— Brief —
Set down the data below without change, skipping the pictures it holds.
BEGIN
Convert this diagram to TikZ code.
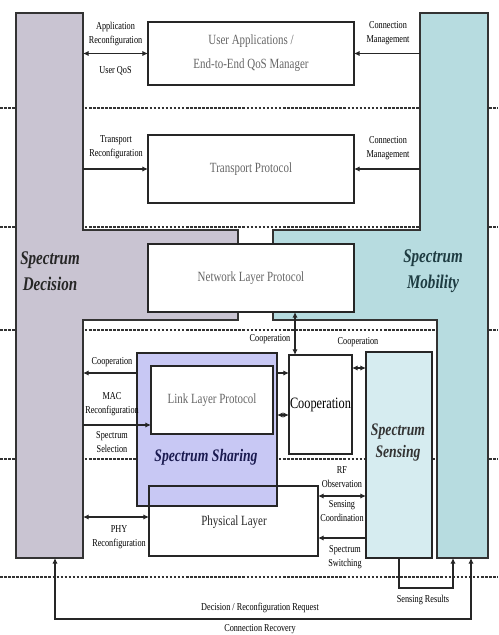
\documentclass[tikz,border=0pt]{standalone}
\usepackage{fontspec}
\setmainfont{Liberation Serif}[FakeStretch=0.78]
\usetikzlibrary{arrows.meta,calc}
\definecolor{decC}{RGB}{201,196,210}
\definecolor{mobC}{RGB}{183,220,224}
\definecolor{senC}{RGB}{214,236,240}
\definecolor{shaC}{RGB}{200,200,244}
\definecolor{mobT}{RGB}{30,60,66}
\definecolor{shaT}{RGB}{26,26,80}
\begin{document}
\begin{tikzpicture}[x=0.02cm,y=-0.02cm,
 sep/.style={line width=0.6pt, dash pattern=on 1.5pt off 0.8pt, black!80},
 region/.style={draw=black!80, line width=0.8pt},
 box/.style={draw=black!85, line width=0.9pt, fill=white, inner sep=0pt, outer sep=0pt, rectangle},
 anch/.style={inner sep=0pt, outer sep=0pt, draw=none, rectangle},
 con/.style={line width=0.7pt, black!85},
 arr/.style={con, -{Latex[length=3.2pt,width=3pt]}},
 dbl/.style={con, {Latex[length=3.2pt,width=3pt]}-{Latex[length=3.2pt,width=3pt]}},
 lab/.style={font=\fontsize{6}{8}\selectfont, align=center, inner sep=0pt},
 ptxt/.style={font=\fontsize{8}{13.5}\selectfont, text=black!60, align=center},
 ttl/.style={font=\fontsize{11}{15}\selectfont\bfseries\itshape, align=center, inner sep=0pt}
]
\useasboundingbox (0,0) rectangle (498,635);
\fill[white] (0,0) rectangle (498,635);

% layer separators
\draw[sep] (0,108) -- (498,108);
\draw[sep] (0,227) -- (498,227);
\draw[sep] (0,330) -- (498,330);
\draw[sep] (0,459) -- (498,459);
\draw[sep] (0,577) -- (498,577);

% spectrum decision & mobility regions
\draw[region, fill=decC] (16,13) -- (83,13) -- (83,230) -- (238,230) -- (238,320) -- (83,320) -- (83,558) -- (16,558) -- cycle;
\draw[region, fill=mobC] (420,13) -- (488,13) -- (488,558) -- (437,558) -- (437,320) -- (273,320) -- (273,230) -- (420,230) -- cycle;
\node[anch, minimum width=1.34cm, minimum height=10.9cm] (dec) at (49.5,285.5) {};
\node[anch, minimum width=1.36cm, minimum height=6.14cm] (mobU) at (454,166.5) {};
\node[anch, minimum width=1.02cm, minimum height=4.76cm] (mobL) at (462.5,439) {};
\node[ttl, text=black!85] (decT) at (50,271) {Spectrum\\Decision};
\node[ttl, text=mobT] (mobT) at (433,271) {Spectrum\\Mobility};

% protocol boxes
\node[box, ptxt, minimum width=4.12cm, minimum height=1.26cm] (app) at (251,53.5) {User Applications /\\End-to-End QoS Manager};
\node[box, ptxt, minimum width=4.12cm, minimum height=1.36cm] (trans) at (251,169) {Transport Protocol};
\node[box, ptxt, minimum width=4.12cm, minimum height=1.36cm] (net) at (251,278) {Network Layer Protocol};

% lower part
\node[box, minimum width=3.38cm, minimum height=1.4cm] (phy) at (233.5,521) {};
\node[box, fill=shaC, minimum width=2.8cm, minimum height=3.06cm] (sha) at (207,429.5) {};
\draw[draw=black!85, line width=0.9pt] (phy.north west) rectangle (phy.south east);
\node[font=\fontsize{8}{10}\selectfont, text=black!85] (phyT) at (234,522) {Physical Layer};
\node[box, ptxt, minimum width=2.44cm, minimum height=1.36cm] (link) at (212,400) {Link Layer Protocol};
\node[ttl, font=\fontsize{10}{12}\selectfont\bfseries\itshape, text=shaT] (shaT) at (206,457) {Spectrum Sharing};
\node[box, font=\fontsize{9}{11}\selectfont, minimum width=1.26cm, minimum height=1.98cm] (coop) at (320.5,404.5) {Cooperation};
\node[box, fill=senC, minimum width=1.32cm, minimum height=4.12cm] (sens) at (399,455) {};
\node[ttl, font=\fontsize{10}{12.5}\selectfont\bfseries\itshape, text=black!80] (sensT) at (398,443) {Spectrum\\Sensing};

% connectors: upper layers
\draw[dbl] (app.west -| dec.east) -- (app.west);
\node[lab] at (115.5,34) {Application\\Reconfiguration};
\node[lab] at (115.5,71) {User QoS};
\draw[arr] (app.east -| mobU.west) -- (app.east);
\node[lab] at (388,33) {Connection\\Management};
\draw[arr] (trans.west -| dec.east) -- (trans.west);
\node[lab] at (116,147) {Transport\\Reconfiguration};
\draw[arr] (trans.east -| mobU.west) -- (trans.east);
\node[lab] at (388,148) {Connection\\Management};

% connectors: network / link / physical
\draw[dbl] ([xshift=0.12cm]coop.north west) -- ([xshift=0.12cm]coop.north west |- net.south);
\node[lab] at (270,339) {Cooperation};
\coordinate (cs) at ([yshift=-0.26cm]coop.north east);
\draw[dbl] (cs) -- (cs -| sens.west);
\node[lab] at (358,342) {Cooperation};
\coordinate (lc) at ([yshift=-0.4cm]sha.north west);
\draw[arr] (lc) -- (lc -| dec.east);
\node[lab] at (112,362) {Cooperation};
\coordinate (mac) at ([yshift=-0.5cm]link.west);
\draw[arr] (mac -| dec.east) -- (mac);
\node[lab] at (112,404) {MAC\\Reconfiguration};
\node[lab] at (112,442) {Spectrum\\Selection};
\coordinate (rc1) at ([yshift=-0.4cm]sha.north east);
\draw[arr] (rc1) -- (rc1 -| coop.west);
\coordinate (rc2) at ([yshift=-1.24cm]sha.north east);
\draw[dbl] (rc2) -- (rc2 -| coop.west);
\coordinate (py) at ([yshift=0.08cm]phy.west);
\draw[dbl] (py -| dec.east) -- (py);
\node[lab] at (119,537) {PHY\\Reconfiguration};
\coordinate (rf) at ([yshift=-0.2cm]phy.north east);
\draw[dbl] (rf) -- (rf -| sens.west);
\node[lab] at (342,477) {RF\\Observation};
\node[lab] at (342,511) {Sensing\\Coordination};
\coordinate (sw) at ([yshift=-1.04cm]phy.north east);
\draw[arr] (sw -| sens.west) -- (sw);
\node[lab] at (345,557) {Spectrum\\Switching};

% feedback loops at the bottom
\draw[arr] (sens.south) -- ++(0,30) -| ([xshift=0.32cm]mobL.south west);
\node[lab] at (423,600) {Sensing Results};
\draw[dbl] ([xshift=0.68cm]mobL.south west) -- ++(0,61) -| ([xshift=0.78cm]dec.south west);
\node[lab] at (260,608) {Decision / Reconfiguration Request};
\node[lab] at (260,629) {Connection Recovery};
\end{tikzpicture}
\end{document}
END
— Solved exercise —
Convert this diagram to TikZ code.
\documentclass[tikz,border=0pt]{standalone}
\usepackage{fontspec}
\setmainfont{Liberation Serif}[FakeStretch=0.78]
\usetikzlibrary{arrows.meta,calc}
\definecolor{decC}{RGB}{201,196,210}
\definecolor{mobC}{RGB}{183,220,224}
\definecolor{senC}{RGB}{214,236,240}
\definecolor{shaC}{RGB}{200,200,244}
\definecolor{mobT}{RGB}{30,60,66}
\definecolor{shaT}{RGB}{26,26,80}
\begin{document}
\begin{tikzpicture}[x=0.02cm,y=-0.02cm,
 sep/.style={line width=0.6pt, dash pattern=on 1.5pt off 0.8pt, black!80},
 region/.style={draw=black!80, line width=0.8pt},
 box/.style={draw=black!85, line width=0.9pt, fill=white, inner sep=0pt, outer sep=0pt, rectangle},
 anch/.style={inner sep=0pt, outer sep=0pt, draw=none, rectangle},
 con/.style={line width=0.7pt, black!85},
 arr/.style={con, -{Latex[length=3.2pt,width=3pt]}},
 dbl/.style={con, {Latex[length=3.2pt,width=3pt]}-{Latex[length=3.2pt,width=3pt]}},
 lab/.style={font=\fontsize{6}{8}\selectfont, align=center, inner sep=0pt},
 ptxt/.style={font=\fontsize{8}{13.5}\selectfont, text=black!60, align=center},
 ttl/.style={font=\fontsize{11}{15}\selectfont\bfseries\itshape, align=center, inner sep=0pt}
]
\useasboundingbox (0,0) rectangle (498,635);
\fill[white] (0,0) rectangle (498,635);

% layer separators
\draw[sep] (0,108) -- (498,108);
\draw[sep] (0,227) -- (498,227);
\draw[sep] (0,330) -- (498,330);
\draw[sep] (0,459) -- (498,459);
\draw[sep] (0,577) -- (498,577);

% spectrum decision & mobility regions
\draw[region, fill=decC] (16,13) -- (83,13) -- (83,230) -- (238,230) -- (238,320) -- (83,320) -- (83,558) -- (16,558) -- cycle;
\draw[region, fill=mobC] (420,13) -- (488,13) -- (488,558) -- (437,558) -- (437,320) -- (273,320) -- (273,230) -- (420,230) -- cycle;
\node[anch, minimum width=1.34cm, minimum height=10.9cm] (dec) at (49.5,285.5) {};
\node[anch, minimum width=1.36cm, minimum height=6.14cm] (mobU) at (454,166.5) {};
\node[anch, minimum width=1.02cm, minimum height=4.76cm] (mobL) at (462.5,439) {};
\node[ttl, text=black!85] (decT) at (50,271) {Spectrum\\Decision};
\node[ttl, text=mobT] (mobT) at (433,271) {Spectrum\\Mobility};

% protocol boxes
\node[box, ptxt, minimum width=4.12cm, minimum height=1.26cm] (app) at (251,53.5) {User Applications /\\End-to-End QoS Manager};
\node[box, ptxt, minimum width=4.12cm, minimum height=1.36cm] (trans) at (251,169) {Transport Protocol};
\node[box, ptxt, minimum width=4.12cm, minimum height=1.36cm] (net) at (251,278) {Network Layer Protocol};

% lower part
\node[box, minimum width=3.38cm, minimum height=1.4cm] (phy) at (233.5,521) {};
\node[box, fill=shaC, minimum width=2.8cm, minimum height=3.06cm] (sha) at (207,429.5) {};
\draw[draw=black!85, line width=0.9pt] (phy.north west) rectangle (phy.south east);
\node[font=\fontsize{8}{10}\selectfont, text=black!85] (phyT) at (234,522) {Physical Layer};
\node[box, ptxt, minimum width=2.44cm, minimum height=1.36cm] (link) at (212,400) {Link Layer Protocol};
\node[ttl, font=\fontsize{10}{12}\selectfont\bfseries\itshape, text=shaT] (shaT) at (206,457) {Spectrum Sharing};
\node[box, font=\fontsize{9}{11}\selectfont, minimum width=1.26cm, minimum height=1.98cm] (coop) at (320.5,404.5) {Cooperation};
\node[box, fill=senC, minimum width=1.32cm, minimum height=4.12cm] (sens) at (399,455) {};
\node[ttl, font=\fontsize{10}{12.5}\selectfont\bfseries\itshape, text=black!80] (sensT) at (398,443) {Spectrum\\Sensing};

% connectors: upper layers
\draw[dbl] (app.west -| dec.east) -- (app.west);
\node[lab] at (115.5,34) {Application\\Reconfiguration};
\node[lab] at (115.5,71) {User QoS};
\draw[arr] (app.east -| mobU.west) -- (app.east);
\node[lab] at (388,33) {Connection\\Management};
\draw[arr] (trans.west -| dec.east) -- (trans.west);
\node[lab] at (116,147) {Transport\\Reconfiguration};
\draw[arr] (trans.east -| mobU.west) -- (trans.east);
\node[lab] at (388,148) {Connection\\Management};

% connectors: network / link / physical
\draw[dbl] ([xshift=0.12cm]coop.north west) -- ([xshift=0.12cm]coop.north west |- net.south);
\node[lab] at (270,339) {Cooperation};
\coordinate (cs) at ([yshift=-0.26cm]coop.north east);
\draw[dbl] (cs) -- (cs -| sens.west);
\node[lab] at (358,342) {Cooperation};
\coordinate (lc) at ([yshift=-0.4cm]sha.north west);
\draw[arr] (lc) -- (lc -| dec.east);
\node[lab] at (112,362) {Cooperation};
\coordinate (mac) at ([yshift=-0.5cm]link.west);
\draw[arr] (mac -| dec.east) -- (mac);
\node[lab] at (112,404) {MAC\\Reconfiguration};
\node[lab] at (112,442) {Spectrum\\Selection};
\coordinate (rc1) at ([yshift=-0.4cm]sha.north east);
\draw[arr] (rc1) -- (rc1 -| coop.west);
\coordinate (rc2) at ([yshift=-1.24cm]sha.north east);
\draw[dbl] (rc2) -- (rc2 -| coop.west);
\coordinate (py) at ([yshift=0.08cm]phy.west);
\draw[dbl] (py -| dec.east) -- (py);
\node[lab] at (119,537) {PHY\\Reconfiguration};
\coordinate (rf) at ([yshift=-0.2cm]phy.north east);
\draw[dbl] (rf) -- (rf -| sens.west);
\node[lab] at (342,477) {RF\\Observation};
\node[lab] at (342,511) {Sensing\\Coordination};
\coordinate (sw) at ([yshift=-1.04cm]phy.north east);
\draw[arr] (sw -| sens.west) -- (sw);
\node[lab] at (345,557) {Spectrum\\Switching};

% feedback loops at the bottom
\draw[arr] (sens.south) -- ++(0,30) -| ([xshift=0.32cm]mobL.south west);
\node[lab] at (423,600) {Sensing Results};
\draw[dbl] ([xshift=0.68cm]mobL.south west) -- ++(0,61) -| ([xshift=0.78cm]dec.south west);
\node[lab] at (260,608) {Decision / Reconfiguration Request};
\node[lab] at (260,629) {Connection Recovery};
\end{tikzpicture}
\end{document}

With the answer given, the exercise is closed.